▼▼▼

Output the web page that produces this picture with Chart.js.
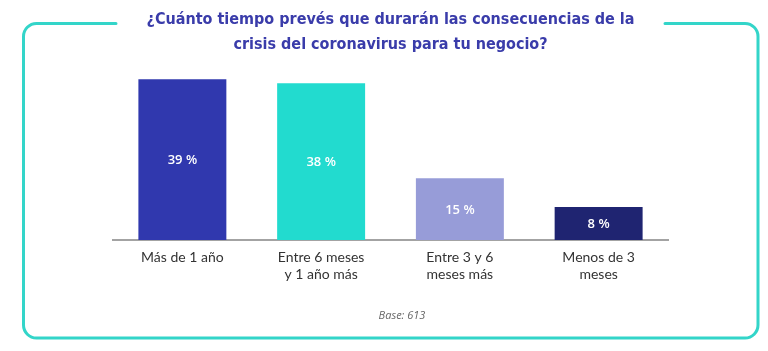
<!DOCTYPE html>
<html>
<head>
<meta charset="utf-8">
<script src="https://cdn.jsdelivr.net/npm/chart.js@4"></script>
<style>
  html, body { margin: 0; padding: 0; background: #fff; }
  #wrap { width: 768px; height: 351px; position: relative; }
</style>
</head>
<body>
<div id="wrap"><canvas id="myChart" width="768" height="351"></canvas></div>
<script>
var categories = [
    ["Más de 1 año"],
    ["Entre 6 meses", "y 1 año más"],
    ["Entre 3 y 6", "meses más"],
    ["Menos de 3", "meses"]
];
var values = [39, 38, 15, 8];
var valueLabels = ["39 %", "38 %", "15 %", "8 %"];
var barColors = ["#3038ae", "#22dbcf", "#979cd8", "#1f2471"];
var titleLines = [
    "¿Cuánto tiempo prevés que durarán las consecuencias de la",
    "crisis del coronavirus para tu negocio?"
];
var baseNote = "Base: 613";

// marco redondeado con hueco para el título + nota de base
var framePlugin = {
    id: "frame",
    beforeDraw: function (chart) {
        var ctx = chart.ctx;
        var l = 23.5, t = 23.5, r = 758, b = 338, rad = 13;
        ctx.save();
        ctx.strokeStyle = "#33d5c9";
        ctx.lineWidth = 3;
        ctx.lineCap = "round";
        ctx.beginPath();
        ctx.moveTo(116, t);
        ctx.lineTo(l + rad, t);
        ctx.arcTo(l, t, l, t + rad, rad);
        ctx.lineTo(l, b - rad);
        ctx.arcTo(l, b, l + rad, b, rad);
        ctx.lineTo(r - rad, b);
        ctx.arcTo(r, b, r, b - rad, rad);
        ctx.lineTo(r, t + rad);
        ctx.arcTo(r, t, r - rad, t, rad);
        ctx.lineTo(665, t);
        ctx.stroke();

        ctx.fillStyle = "#666";
        ctx.font = "italic 11px 'Open Sans'";
        ctx.textAlign = "center";
        ctx.textBaseline = "middle";
        ctx.fillText(baseNote, 402, 316);
        ctx.restore();
    }
};

var valuePlugin = {
    id: "values",
    afterDatasetsDraw: function (chart) {
        var ctx = chart.ctx;
        var meta = chart.getDatasetMeta(0);
        ctx.save();
        ctx.fillStyle = "#fff";
        ctx.font = "600 13px 'Open Sans'";
        ctx.textAlign = "center";
        ctx.textBaseline = "middle";
        meta.data.forEach(function (bar, i) {
            var p = bar.getProps(["x", "y", "base"], true);
            ctx.fillText(valueLabels[i], p.x, (p.y + p.base) / 2 + 1);
        });
        ctx.restore();
    }
};

var ctx = document.getElementById("myChart").getContext("2d");
var chart = new Chart(ctx, {
    type: "bar",
    data: {
        labels: categories,
        datasets: [{
            data: values,
            backgroundColor: barColors,
            categoryPercentage: 1,
            barPercentage: 0.634
        }]
    },
    options: {
        responsive: false,
        animation: false,
        events: [],
        layout: { padding: { left: 113, right: 100, top: 0, bottom: 0 } },
        plugins: {
            legend: { display: false },
            tooltip: { enabled: false },
            title: {
                display: true,
                text: titleLines,
                color: "#3a3caa",
                font: { family: "'DejaVu Sans Condensed', 'DejaVu Sans'", size: 16, weight: "bold", lineHeight: 25 / 16 },
                padding: { top: 7, bottom: 18 }
            }
        },
        scales: {
            y: {
                display: false,
                min: 0,
                max: 40
            },
            x: {
                grid: { display: false, drawTicks: false },
                border: { display: true, color: "#a3a3a3", width: 2 },
                ticks: {
                    color: "#333",
                    padding: 9,
                    maxRotation: 0,
                    font: { family: "Lato", size: 14, lineHeight: 17 / 14 }
                },
                afterFit: function (s) { s.height = 111; }
            }
        }
    },
    plugins: [framePlugin, valuePlugin]
});
</script>
</body>
</html>
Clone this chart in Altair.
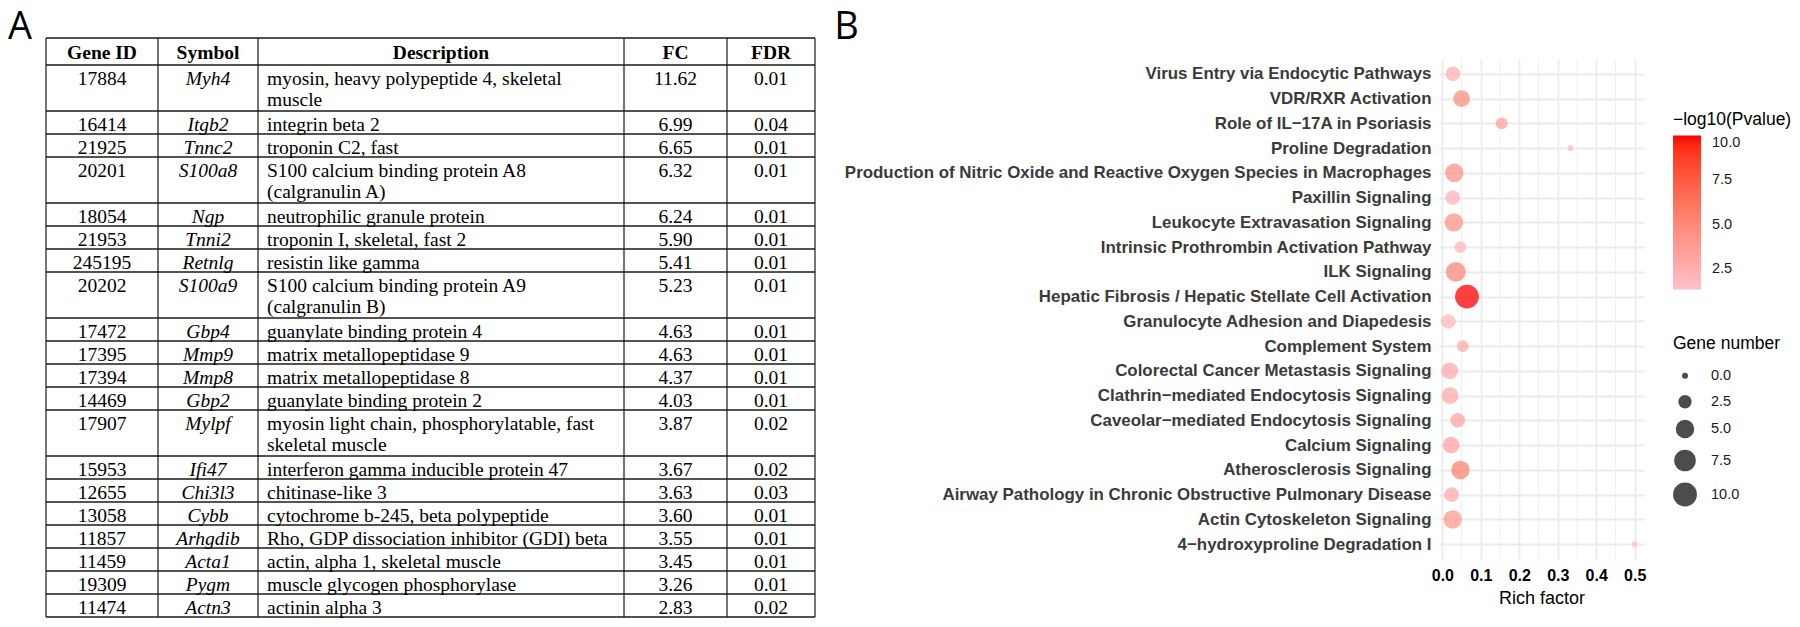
import altair as alt
import pandas as pd

# ---------------- Panel A data (table) ----------------
headers = ["Gene ID", "Symbol", "Description", "FC", "FDR"]
gene_ids = ["17884", "16414", "21925", "20201", "18054", "21953", "245195", "20202",
            "17472", "17395", "17394", "14469", "17907", "15953", "12655", "13058",
            "11857", "11459", "19309", "11474"]
symbols = ["Myh4", "Itgb2", "Tnnc2", "S100a8", "Ngp", "Tnni2", "Retnlg", "S100a9",
           "Gbp4", "Mmp9", "Mmp8", "Gbp2", "Mylpf", "Ifi47", "Chi3l3", "Cybb",
           "Arhgdib", "Acta1", "Pygm", "Actn3"]
descriptions = [
    "myosin, heavy polypeptide 4, skeletal\nmuscle",
    "integrin beta 2",
    "troponin C2, fast",
    "S100 calcium binding protein A8\n(calgranulin A)",
    "neutrophilic granule protein",
    "troponin I, skeletal, fast 2",
    "resistin like gamma",
    "S100 calcium binding protein A9\n(calgranulin B)",
    "guanylate binding protein 4",
    "matrix metallopeptidase 9",
    "matrix metallopeptidase 8",
    "guanylate binding protein 2",
    "myosin light chain, phosphorylatable, fast\nskeletal muscle",
    "interferon gamma inducible protein 47",
    "chitinase-like 3",
    "cytochrome b-245, beta polypeptide",
    "Rho, GDP dissociation inhibitor (GDI) beta",
    "actin, alpha 1, skeletal muscle",
    "muscle glycogen phosphorylase",
    "actinin alpha 3",
]
fold_changes = [11.62, 6.99, 6.65, 6.32, 6.24, 5.90, 5.41, 5.23, 4.63, 4.63,
                4.37, 4.03, 3.87, 3.67, 3.63, 3.60, 3.55, 3.45, 3.26, 2.83]
fdrs = [0.01, 0.04, 0.01, 0.01, 0.01, 0.01, 0.01, 0.01, 0.01, 0.01,
        0.01, 0.01, 0.02, 0.02, 0.03, 0.01, 0.01, 0.01, 0.01, 0.02]

# ---------------- Panel B data (enrichment bubbles) ----------------
pathways = [
    "Virus Entry via Endocytic Pathways",
    "VDR/RXR Activation",
    "Role of IL\u221217A in Psoriasis",
    "Proline Degradation",
    "Production of Nitric Oxide and Reactive Oxygen Species in Macrophages",
    "Paxillin Signaling",
    "Leukocyte Extravasation Signaling",
    "Intrinsic Prothrombin Activation Pathway",
    "ILK Signaling",
    "Hepatic Fibrosis / Hepatic Stellate Cell Activation",
    "Granulocyte Adhesion and Diapedesis",
    "Complement System",
    "Colorectal Cancer Metastasis Signaling",
    "Clathrin\u2212mediated Endocytosis Signaling",
    "Caveolar\u2212mediated Endocytosis Signaling",
    "Calcium Signaling",
    "Atherosclerosis Signaling",
    "Airway Pathology in Chronic Obstructive Pulmonary Disease",
    "Actin Cytoskeleton Signaling",
    "4\u2212hydroxyproline Degradation I",
]
rich_factor = [0.0275, 0.050, 0.154, 0.333, 0.031, 0.027, 0.030, 0.047, 0.035, 0.064,
               0.0155, 0.053, 0.019, 0.020, 0.040, 0.023, 0.047, 0.024, 0.027, 0.500]
gene_number = [3, 4, 2, 1, 5, 3, 5, 2, 6, 10,
               3, 2, 4, 4, 3, 4, 5, 3, 5, 1]
neg_log10_p = [2.4, 4.6, 3.5, 1.8, 4.4, 2.2, 4.3, 2.0, 5.0, 10.0,
               1.9, 2.8, 2.8, 2.8, 3.2, 3.2, 5.4, 2.8, 3.9, 1.36]
x_ticks = [0.0, 0.1, 0.2, 0.3, 0.4, 0.5]
x_minor = [0.05, 0.15, 0.25, 0.35, 0.45]
color_breaks = [2.5, 5.0, 7.5, 10.0]
size_breaks = [0.0, 2.5, 5.0, 7.5, 10.0]

# ================= layout constants (pixels) =================
A_TOP = 37          # table top on the page
B_TOP = 58          # bubble panel top on the page (shared row origin)
SHIFT = B_TOP - A_TOP

# ================= Panel A =================
COL_W = [112, 100, 366, 103, 88]
HEAD_H = 27
LINE_H = 23
edges = [0]
for w in COL_W:
    edges.append(edges[-1] + w)
TABLE_W = edges[-1]
centers = [(edges[i] + edges[i + 1]) / 2 for i in range(len(COL_W))]
row_top = []
yy = HEAD_H
for d in descriptions:
    row_top.append(yy)
    yy += (d.count("\n") + 1) * LINE_H
TABLE_H = yy

xs = alt.Scale(domain=[0, TABLE_W], nice=False, zero=False)
ys = alt.Scale(domain=[SHIFT, TABLE_H], nice=False, zero=False, reverse=True)
XA = alt.X("x:Q", scale=xs, axis=None)
YA = alt.Y("y:Q", scale=ys, axis=None)

hlines = pd.DataFrame({"y": [0, HEAD_H] + row_top[1:] + [TABLE_H]})
hlines["x"] = 0
hlines["x2"] = TABLE_W
vlines = pd.DataFrame({"x": edges})
vlines["y"] = 0
vlines["y2"] = TABLE_H

LINE_COLOR = "#1a1a1a"
h_rule = alt.Chart(hlines).mark_rule(color=LINE_COLOR, strokeWidth=1.4).encode(
    x=XA, x2="x2:Q", y=YA)
v_rule = alt.Chart(vlines).mark_rule(color=LINE_COLOR, strokeWidth=1.2).encode(
    x=XA, y=YA, y2="y2:Q")

SERIF = "Liberation Serif"
FS = 19.5
head_df = pd.DataFrame({"x": centers, "y": [21] * len(headers), "t": headers})
head_txt = alt.Chart(head_df).mark_text(
    font=SERIF, fontSize=FS, fontWeight="bold", align="center", baseline="alphabetic",
    color="black").encode(x=XA, y=YA, text="t:N")

base_y = [t + 20 for t in row_top]
plain_df = pd.DataFrame({
    "x": [centers[0]] * len(gene_ids) + [centers[3]] * len(gene_ids) + [centers[4]] * len(gene_ids),
    "y": base_y * 3,
    "t": gene_ids + [f"{v:.2f}" for v in fold_changes] + [f"{v:.2f}" for v in fdrs],
})
plain_txt = alt.Chart(plain_df).mark_text(
    font=SERIF, fontSize=FS, align="center", baseline="alphabetic", color="black"
).encode(x=XA, y=YA, text="t:N")

sym_df = pd.DataFrame({"x": [centers[1]] * len(symbols), "y": base_y, "t": symbols})
sym_txt = alt.Chart(sym_df).mark_text(
    font=SERIF, fontSize=FS, fontStyle="italic", align="center", baseline="alphabetic",
    color="black").encode(x=XA, y=YA, text="t:N")

desc_df = pd.DataFrame({"x": [edges[2] + 9] * len(descriptions), "y": base_y, "t": descriptions})
desc_txt = alt.Chart(desc_df).mark_text(
    font=SERIF, fontSize=FS, align="left", baseline="alphabetic", color="black",
    lineBreak="\n", lineHeight=21).encode(x=XA, y=YA, text="t:N")

panel_a = alt.layer(h_rule, v_rule, head_txt, plain_txt, sym_txt, desc_txt).properties(
    width=TABLE_W, height=TABLE_H - SHIFT,
    title=alt.TitleParams("A", anchor="start", frame="group", dx=-38, offset=-10,
                          fontSize=38, font="Open Sans", fontWeight="normal",
                          color="black"),
)

# ================= Panel B =================
SANS = "Liberation Sans"
dfb = pd.DataFrame({"pathway": pathways, "rich": rich_factor,
                    "genes": gene_number, "logp": neg_log10_p})
rmin, rmax = min(rich_factor), max(rich_factor)
pad = 0.05 * (rmax - rmin)
xscale = alt.Scale(domain=[rmin - pad, rmax + pad], nice=False, zero=False)

minor = alt.Chart(pd.DataFrame({"rich": x_minor})).mark_rule(
    color="#F0F0F0", strokeWidth=1).encode(x=alt.X("rich:Q", scale=xscale))

LEG_X = 1627
points = alt.Chart(dfb).mark_circle(fillOpacity=0.75, strokeWidth=0).encode(
    x=alt.X("rich:Q", scale=xscale, title="Rich factor",
            axis=alt.Axis(values=x_ticks, format=".1f", ticks=False, domain=False,
                          grid=True, gridColor="#EBEBEB", gridWidth=1.8,
                          labelFont=SANS, labelFontSize=16, labelFontWeight="bold",
                          labelColor="black", labelPadding=8,
                          titleFont=SANS, titleFontSize=18, titleFontWeight="normal",
                          titleColor="black", titlePadding=6)),
    y=alt.Y("pathway:N", sort=pathways, title=None,
            scale=alt.Scale(type="point", padding=0.6),
            axis=alt.Axis(ticks=False, domain=False, grid=True, gridColor="#EBEBEB",
                          gridWidth=1.8, labelFont=SANS, labelFontSize=16.9,
                          labelFontWeight="bold", labelColor="#3a3a3a",
                          labelPadding=8, labelLimit=0)),
    size=alt.Size("genes:Q",
                  scale=alt.Scale(type="sqrt", domain=[min(gene_number), max(gene_number)],
                                  range=[36, 570], clamp=True, zero=False),
                  legend=alt.Legend(title="Gene number", values=size_breaks, format=".1f",
                                    orient="none", legendX=LEG_X, legendY=276,
                                    titleFont=SANS, titleFontSize=17.5,
                                    titleFontWeight="normal", titleColor="black",
                                    titlePadding=16, labelFont=SANS, labelFontSize=14.5,
                                    labelColor="#1a1a1a", labelOffset=14,
                                    symbolFillColor="black", symbolOpacity=0.7,
                                    symbolStrokeWidth=0, symbolType="circle",
                                    rowPadding=11)),
    color=alt.Color("logp:Q",
                    scale=alt.Scale(domain=[min(neg_log10_p), max(neg_log10_p)],
                                    range=["#FFC0CB", "#FF0000"], interpolate="lab"),
                    legend=alt.Legend(title="\u2212log10(Pvalue)", values=color_breaks,
                                      format=".1f", orient="none", legendX=LEG_X, legendY=52,
                                      gradientLength=154, gradientThickness=28,
                                      gradientStrokeWidth=0,
                                      titleFont=SANS, titleFontSize=17.5,
                                      titleFontWeight="normal", titleColor="black",
                                      titlePadding=7, labelFont=SANS, labelFontSize=14.5,
                                      labelColor="#1a1a1a", labelOffset=11)),
)

panel_b = alt.layer(minor, points).properties(
    width=205, height=500,
    title=alt.TitleParams("B", anchor="start", frame="bounds", dx=-10, offset=12,
                          fontSize=38, font="Open Sans", fontWeight="normal",
                          color="black"),
)

chart = alt.hconcat(panel_a, panel_b, spacing=18, padding=0).configure_view(stroke=None)

chart.save("out.html", embed_options={"renderer": "svg", "actions": False})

▲▲▲

_TO BE DONE_
Only the lines from the one containing "Clone this chart in Altair." down to the one containing "import pandas as pd" should be copied, exactly and with both ends kept. Drop the pictures.

_PROBLEM SOLUTION_
Clone this chart in Altair.
import altair as alt
import pandas as pd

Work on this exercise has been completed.